Monday, October 3, 2011

The formation of a Technopoly

                Neil Postman’s Technopoly discusses the transformation of a technocracy into Technopoly and the characteristics which America possessed that allowed this to happen. Postman describes a technocracy as “a society only loosely controlled by social custom and religious tradition and driven by the impulse to invent” (41). This depicts many societies in the 18th and 19th centuries, England specifically—being the first—and later America among other nations. The fact that people in these societies were in a pursuit of invention left little room for things such as myth and rituals, although they were still around albeit at risk of “being left behind” (45). This was the main underlying conflict of a technocracy: “tools ought to be [the people’s] servants, not their masters” (48). Fredrick Winslow Taylor’s book The Principles of Scientific Management indicates a shift from a technocracy into Technopoly, expressing that the “primary… goal of human labor and thought is efficiency” (51), signifying the rise of machine over man. The idea of scientific management was expressed (not directly) in Taylor’s piece, attempting to pursue an “increase [in] profits [and] higher wages, shorter hours, and better working conditions for laborers” (51).
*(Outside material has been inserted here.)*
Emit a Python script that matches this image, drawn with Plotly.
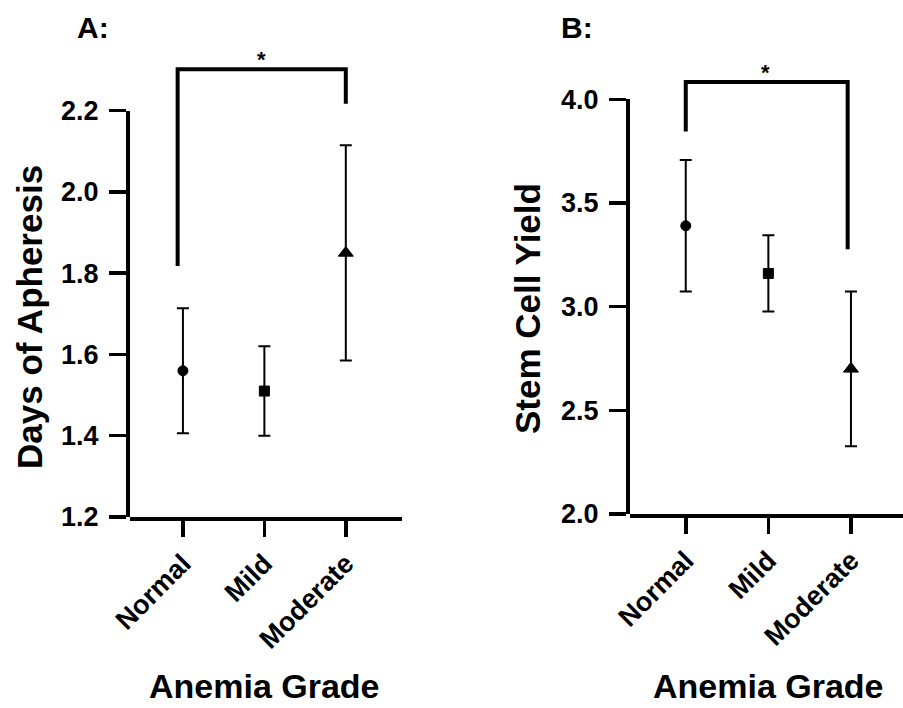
import plotly.graph_objects as go

# ---------------- data ----------------
categories = ["Normal", "Mild", "Moderate"]
symbols = ["circle", "square", "triangle-up"]

days_mean = [1.56, 1.51, 1.85]
days_err = [0.154, 0.11, 0.265]

yield_mean = [3.39, 3.16, 2.70]
yield_err = [0.317, 0.184, 0.373]

daysTicks = [1.2, 1.4, 1.6, 1.8, 2.0, 2.2]
yieldTicks = [2.0, 2.5, 3.0, 3.5, 4.0]

# significance brackets (value levels)
bracketA = dict(x0=-0.065, x1=2.0, left_low=1.818, top=2.302, right_low=2.217)
bracketB = dict(x0=0.0, x1=1.96, left_low=3.845, top=4.083, right_low=3.277)

# ---------------- layout geometry ----------------
W, H = 903, 708
FONT = "Arial, Liberation Sans, sans-serif"


def ydom(px_bottom, px_top):
    return [(H - px_bottom) / H, (H - px_top) / H]


# Panel A: 1.2 at y=517px, 2.2 at y=110.7px
A_bot, A_top = 517.0, 110.7
A_lo, A_hi, A_ext = 1.2, 2.2, 2.34
A_ppu = (A_bot - A_top) / (A_hi - A_lo)
A_ext_px = A_bot - (A_ext - A_lo) * A_ppu

# Panel B: 2.0 at y=514px, 4.0 at y=99.3px
B_bot, B_top = 514.0, 99.3
B_lo, B_hi, B_ext = 2.0, 4.0, 4.16
B_ppu = (B_bot - B_top) / (B_hi - B_lo)
B_ext_px = B_bot - (B_ext - B_lo) * B_ppu

fig = go.Figure()

err_style = dict(type="data", color="black", thickness=2, width=6)
msize = [10, 10, 13]

fig.add_trace(go.Scatter(
    x=categories, y=days_mean, mode="markers",
    marker=dict(symbol=symbols, size=msize, color="black", opacity=1,
                line=dict(width=1, color="black")),
    error_y=dict(array=days_err, **err_style),
    xaxis="x", yaxis="y", showlegend=False, hoverinfo="skip",
))
fig.add_trace(go.Scatter(
    x=categories, y=yield_mean, mode="markers",
    marker=dict(symbol=symbols, size=msize, color="black", opacity=1,
                line=dict(width=1, color="black")),
    error_y=dict(array=yield_err, **err_style),
    xaxis="x2", yaxis="y2", showlegend=False, hoverinfo="skip",
))
# empty helper traces so the visible value axes get drawn
fig.add_trace(go.Scatter(x=[categories[0]], y=[None], mode="markers",
                         xaxis="x", yaxis="y3", showlegend=False, hoverinfo="skip"))
fig.add_trace(go.Scatter(x=[categories[0]], y=[None], mode="markers",
                         xaxis="x2", yaxis="y4", showlegend=False, hoverinfo="skip"))


def bracket_path(b):
    return (f"M {b['x0']},{b['left_low']} L {b['x0']},{b['top']} "
            f"L {b['x1']},{b['top']} L {b['x1']},{b['right_low']}")


fig.add_shape(type="path", path=bracket_path(bracketA), xref="x", yref="y",
              line=dict(color="black", width=4))
fig.add_shape(type="path", path=bracket_path(bracketB), xref="x2", yref="y2",
              line=dict(color="black", width=4))

tickfont = dict(family=FONT, size=27, color="black", weight="bold")

common_x = dict(type="category", showline=True, linewidth=4, linecolor="black",
                ticks="outside", ticklen=16, tickwidth=3.5, tickcolor="black",
                tickangle=-45, tickfont=tickfont, showgrid=False, zeroline=False,
                fixedrange=True, automargin=False)

common_y = dict(showline=True, linewidth=4, linecolor="black",
                ticks="outside", ticklen=17, tickwidth=3.5, tickcolor="black",
                tickformat=".1f", tickfont=tickfont, showgrid=False, zeroline=False,
                fixedrange=True, automargin=False, ticklabelstandoff=5)

fig.update_layout(
    template="none",
    width=W, height=H,
    margin=dict(l=0, r=0, t=0, b=0, pad=0),
    paper_bgcolor="white", plot_bgcolor="rgba(0,0,0,0)",
    font=dict(family=FONT, color="black"),
    showlegend=False,
    xaxis=dict(domain=[130 / W, 402 / W], anchor="y", range=[-0.65, 2.69], **common_x),
    xaxis2=dict(domain=[630 / W, 1.0], anchor="y2", range=[-0.675, 2.63], **common_x),
    # invisible data axes (taller, to hold the brackets)
    yaxis=dict(domain=ydom(A_bot, A_ext_px), anchor="x", range=[A_lo, A_ext], visible=False),
    yaxis2=dict(domain=ydom(B_bot, B_ext_px), anchor="x2", range=[B_lo, B_ext], visible=False),
    # visible value axes
    yaxis3=dict(domain=ydom(A_bot, A_top), anchor="x", range=[A_lo, A_hi],
                tickvals=daysTicks, **common_y),
    yaxis4=dict(domain=ydom(B_bot, B_top), anchor="x2", range=[B_lo, B_hi],
                tickvals=yieldTicks, **common_y),
)

ytitle_font = dict(family=FONT, size=35, color="black", weight="bold")
xtitle_font = dict(family=FONT, size=34, color="black", weight="bold")
panel_font = dict(family=FONT, size=30, color="black", weight="bold")


def pann(text, px, py, font, angle=0, yanchor="middle"):
    return dict(text=text, x=px / W, y=(H - py) / H, xref="paper", yref="paper",
                xanchor="center", yanchor=yanchor, textangle=angle,
                showarrow=False, font=font)


ann = [
    pann("A:", 93, 28, panel_font),
    pann("B:", 577, 28, panel_font),
    pann("Days of Apheresis", 30, 317, ytitle_font, -90),
    pann("Stem Cell Yield", 528, 309, ytitle_font, -90),
    pann("Anemia Grade", 264, 707, xtitle_font, yanchor="bottom"),
    pann("Anemia Grade", 768, 707, xtitle_font, yanchor="bottom"),
]
star_font = dict(family=FONT, size=22, color="black", weight="bold")
ann.append(dict(text="*", x=0.966, y=bracketA["top"], xref="x", yref="y",
                xanchor="center", yanchor="bottom", yshift=-5, showarrow=False, font=star_font))
ann.append(dict(text="*", x=0.97, y=bracketB["top"], xref="x2", yref="y2",
                xanchor="center", yanchor="bottom", yshift=-5, showarrow=False, font=star_font))
fig.update_layout(annotations=ann)

fig.write_html(
    "out.html",
    config={"displayModeBar": False, "staticPlot": True},
    post_script="document.body.style.margin='0';document.body.style.padding='0';"
                "document.body.style.overflow='hidden';",
)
This was to be done through making a more efficient industrial setting. Technopoly is specifically described as “a grand reductionism in which human life must find its meaning in machinery and technique” (52). This differs from technocracy greatly in the way that there is no room for Old World values. A technocracy was not a definition of human life but rather a drive to invent, where “science and technology did not provide philosophies by which to live” (47). In contrast Technopoly is what society bases its beliefs around, an alternatives are made “invisible and therefore irrelevant” (48). This is where it relates to Brave New World in a sense that instead of making things negative, immoral, or illegal—such as in 1984—it completely eliminates them from any form of a possibility for a person to believe. This is done by “redefining [our world view] so that our definitions fit its new requirements” making it a “totalitarian technocracy” (48). This expresses how in today’s day and age, society is directed by technology instead of technology complimenting society.